Keep the pictures out of the copy and repeat the records exactly.

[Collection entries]
* * *

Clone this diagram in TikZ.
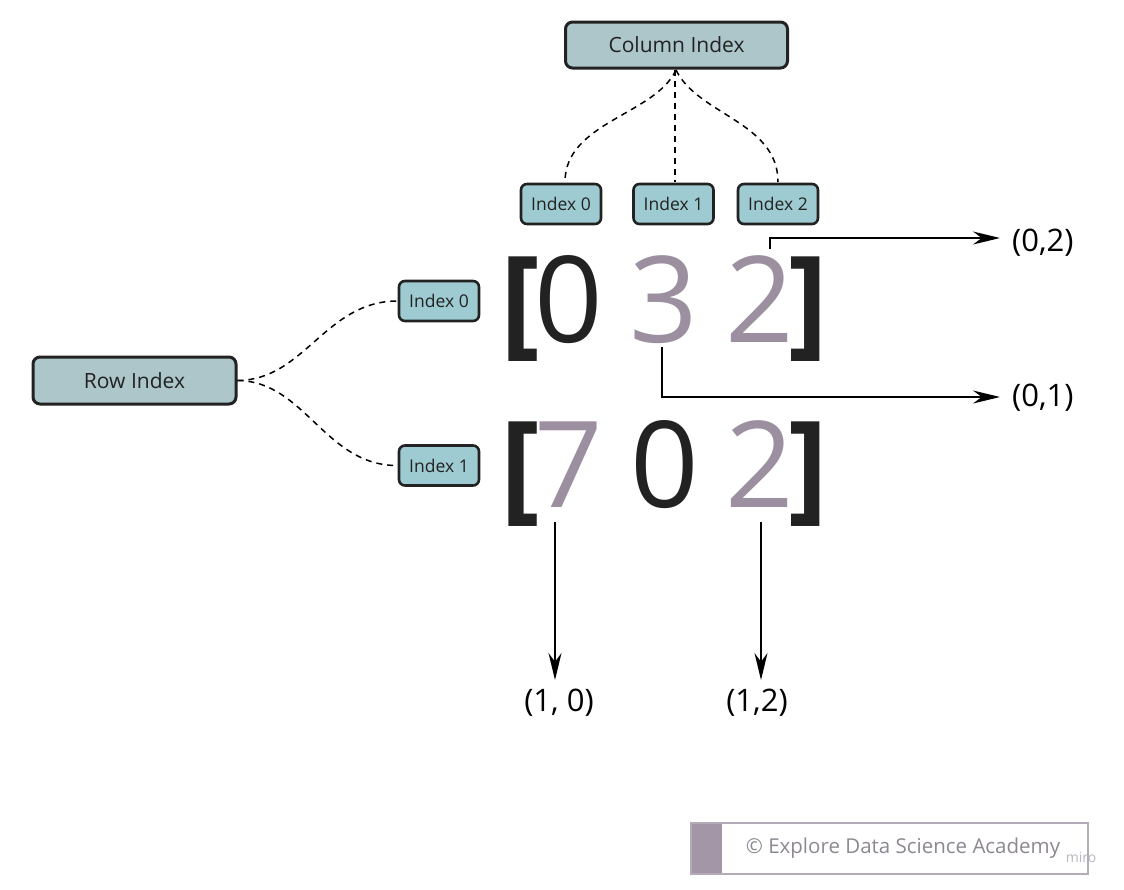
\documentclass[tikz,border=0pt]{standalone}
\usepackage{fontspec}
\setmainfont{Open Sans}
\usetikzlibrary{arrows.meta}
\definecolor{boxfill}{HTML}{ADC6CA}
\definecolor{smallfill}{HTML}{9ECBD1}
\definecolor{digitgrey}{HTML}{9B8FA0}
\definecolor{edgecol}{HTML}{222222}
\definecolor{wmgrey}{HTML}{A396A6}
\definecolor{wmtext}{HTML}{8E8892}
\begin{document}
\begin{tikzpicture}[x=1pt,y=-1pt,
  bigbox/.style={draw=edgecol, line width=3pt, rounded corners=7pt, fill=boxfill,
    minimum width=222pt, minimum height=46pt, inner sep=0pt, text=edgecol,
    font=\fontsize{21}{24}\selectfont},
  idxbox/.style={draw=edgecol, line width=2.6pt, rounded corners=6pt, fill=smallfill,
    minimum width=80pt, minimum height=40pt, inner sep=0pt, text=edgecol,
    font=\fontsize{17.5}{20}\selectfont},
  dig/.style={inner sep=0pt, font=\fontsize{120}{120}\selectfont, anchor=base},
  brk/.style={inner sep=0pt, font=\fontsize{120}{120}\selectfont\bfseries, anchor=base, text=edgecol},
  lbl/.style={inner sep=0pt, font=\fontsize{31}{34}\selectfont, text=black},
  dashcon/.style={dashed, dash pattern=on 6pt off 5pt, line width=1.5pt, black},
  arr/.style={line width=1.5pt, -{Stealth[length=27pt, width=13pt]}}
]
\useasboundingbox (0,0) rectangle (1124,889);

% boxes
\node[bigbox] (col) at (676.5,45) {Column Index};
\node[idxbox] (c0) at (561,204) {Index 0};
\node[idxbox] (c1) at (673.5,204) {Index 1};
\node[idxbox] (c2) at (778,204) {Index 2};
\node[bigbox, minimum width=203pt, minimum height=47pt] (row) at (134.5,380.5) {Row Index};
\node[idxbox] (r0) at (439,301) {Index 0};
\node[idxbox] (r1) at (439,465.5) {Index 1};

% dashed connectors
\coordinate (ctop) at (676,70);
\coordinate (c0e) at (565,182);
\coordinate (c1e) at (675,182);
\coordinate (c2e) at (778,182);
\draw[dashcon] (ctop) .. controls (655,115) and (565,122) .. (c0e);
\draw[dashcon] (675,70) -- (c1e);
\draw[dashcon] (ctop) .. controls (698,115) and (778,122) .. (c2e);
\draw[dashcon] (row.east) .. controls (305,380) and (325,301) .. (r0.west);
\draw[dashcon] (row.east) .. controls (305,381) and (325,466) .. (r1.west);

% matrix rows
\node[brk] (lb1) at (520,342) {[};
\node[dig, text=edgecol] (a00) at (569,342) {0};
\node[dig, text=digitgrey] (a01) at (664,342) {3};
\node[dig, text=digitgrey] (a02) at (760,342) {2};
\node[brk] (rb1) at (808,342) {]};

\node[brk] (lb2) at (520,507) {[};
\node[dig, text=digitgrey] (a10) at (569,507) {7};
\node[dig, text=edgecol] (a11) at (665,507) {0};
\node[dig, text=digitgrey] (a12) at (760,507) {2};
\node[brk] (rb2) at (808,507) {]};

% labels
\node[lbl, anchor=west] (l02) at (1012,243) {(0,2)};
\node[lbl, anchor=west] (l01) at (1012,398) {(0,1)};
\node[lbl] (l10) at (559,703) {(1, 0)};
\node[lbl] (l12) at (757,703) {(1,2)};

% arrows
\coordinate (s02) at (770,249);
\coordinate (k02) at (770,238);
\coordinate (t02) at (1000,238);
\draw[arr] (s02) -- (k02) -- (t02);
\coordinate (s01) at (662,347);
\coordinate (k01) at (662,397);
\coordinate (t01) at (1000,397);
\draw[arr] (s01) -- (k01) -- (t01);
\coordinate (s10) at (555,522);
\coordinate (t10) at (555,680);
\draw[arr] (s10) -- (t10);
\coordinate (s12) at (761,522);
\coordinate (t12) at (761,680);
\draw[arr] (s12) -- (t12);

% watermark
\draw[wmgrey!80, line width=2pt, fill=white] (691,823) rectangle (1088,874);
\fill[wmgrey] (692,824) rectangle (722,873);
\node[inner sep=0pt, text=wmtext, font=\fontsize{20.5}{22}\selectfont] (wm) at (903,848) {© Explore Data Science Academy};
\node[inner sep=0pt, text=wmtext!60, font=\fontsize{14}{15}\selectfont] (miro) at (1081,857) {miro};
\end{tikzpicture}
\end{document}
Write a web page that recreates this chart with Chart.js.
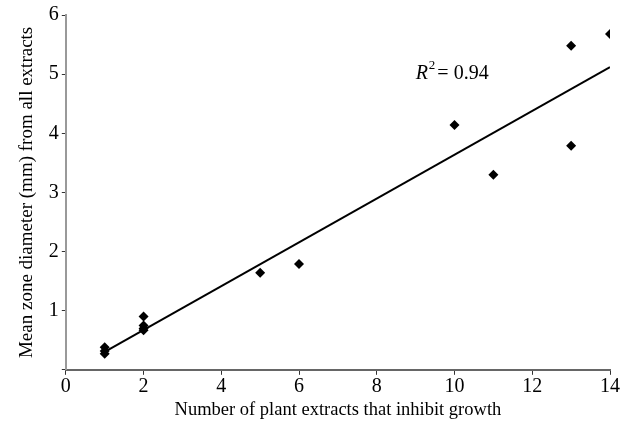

* * *

WRITTEN ANSWER:
Clone this diagram in TikZ.
\documentclass[tikz,border=0pt]{standalone}
\usepackage{fontspec}
\setmainfont{Open Sans}
\usetikzlibrary{arrows.meta}
\definecolor{boxfill}{HTML}{ADC6CA}
\definecolor{smallfill}{HTML}{9ECBD1}
\definecolor{digitgrey}{HTML}{9B8FA0}
\definecolor{edgecol}{HTML}{222222}
\definecolor{wmgrey}{HTML}{A396A6}
\definecolor{wmtext}{HTML}{8E8892}
\begin{document}
\begin{tikzpicture}[x=1pt,y=-1pt,
  bigbox/.style={draw=edgecol, line width=3pt, rounded corners=7pt, fill=boxfill,
    minimum width=222pt, minimum height=46pt, inner sep=0pt, text=edgecol,
    font=\fontsize{21}{24}\selectfont},
  idxbox/.style={draw=edgecol, line width=2.6pt, rounded corners=6pt, fill=smallfill,
    minimum width=80pt, minimum height=40pt, inner sep=0pt, text=edgecol,
    font=\fontsize{17.5}{20}\selectfont},
  dig/.style={inner sep=0pt, font=\fontsize{120}{120}\selectfont, anchor=base},
  brk/.style={inner sep=0pt, font=\fontsize{120}{120}\selectfont\bfseries, anchor=base, text=edgecol},
  lbl/.style={inner sep=0pt, font=\fontsize{31}{34}\selectfont, text=black},
  dashcon/.style={dashed, dash pattern=on 6pt off 5pt, line width=1.5pt, black},
  arr/.style={line width=1.5pt, -{Stealth[length=27pt, width=13pt]}}
]
\useasboundingbox (0,0) rectangle (1124,889);

% boxes
\node[bigbox] (col) at (676.5,45) {Column Index};
\node[idxbox] (c0) at (561,204) {Index 0};
\node[idxbox] (c1) at (673.5,204) {Index 1};
\node[idxbox] (c2) at (778,204) {Index 2};
\node[bigbox, minimum width=203pt, minimum height=47pt] (row) at (134.5,380.5) {Row Index};
\node[idxbox] (r0) at (439,301) {Index 0};
\node[idxbox] (r1) at (439,465.5) {Index 1};

% dashed connectors
\coordinate (ctop) at (676,70);
\coordinate (c0e) at (565,182);
\coordinate (c1e) at (675,182);
\coordinate (c2e) at (778,182);
\draw[dashcon] (ctop) .. controls (655,115) and (565,122) .. (c0e);
\draw[dashcon] (675,70) -- (c1e);
\draw[dashcon] (ctop) .. controls (698,115) and (778,122) .. (c2e);
\draw[dashcon] (row.east) .. controls (305,380) and (325,301) .. (r0.west);
\draw[dashcon] (row.east) .. controls (305,381) and (325,466) .. (r1.west);

% matrix rows
\node[brk] (lb1) at (520,342) {[};
\node[dig, text=edgecol] (a00) at (569,342) {0};
\node[dig, text=digitgrey] (a01) at (664,342) {3};
\node[dig, text=digitgrey] (a02) at (760,342) {2};
\node[brk] (rb1) at (808,342) {]};

\node[brk] (lb2) at (520,507) {[};
\node[dig, text=digitgrey] (a10) at (569,507) {7};
\node[dig, text=edgecol] (a11) at (665,507) {0};
\node[dig, text=digitgrey] (a12) at (760,507) {2};
\node[brk] (rb2) at (808,507) {]};

% labels
\node[lbl, anchor=west] (l02) at (1012,243) {(0,2)};
\node[lbl, anchor=west] (l01) at (1012,398) {(0,1)};
\node[lbl] (l10) at (559,703) {(1, 0)};
\node[lbl] (l12) at (757,703) {(1,2)};

% arrows
\coordinate (s02) at (770,249);
\coordinate (k02) at (770,238);
\coordinate (t02) at (1000,238);
\draw[arr] (s02) -- (k02) -- (t02);
\coordinate (s01) at (662,347);
\coordinate (k01) at (662,397);
\coordinate (t01) at (1000,397);
\draw[arr] (s01) -- (k01) -- (t01);
\coordinate (s10) at (555,522);
\coordinate (t10) at (555,680);
\draw[arr] (s10) -- (t10);
\coordinate (s12) at (761,522);
\coordinate (t12) at (761,680);
\draw[arr] (s12) -- (t12);

% watermark
\draw[wmgrey!80, line width=2pt, fill=white] (691,823) rectangle (1088,874);
\fill[wmgrey] (692,824) rectangle (722,873);
\node[inner sep=0pt, text=wmtext, font=\fontsize{20.5}{22}\selectfont] (wm) at (903,848) {© Explore Data Science Academy};
\node[inner sep=0pt, text=wmtext!60, font=\fontsize{14}{15}\selectfont] (miro) at (1081,857) {miro};
\end{tikzpicture}
\end{document}
Write a web page that recreates this chart with Chart.js.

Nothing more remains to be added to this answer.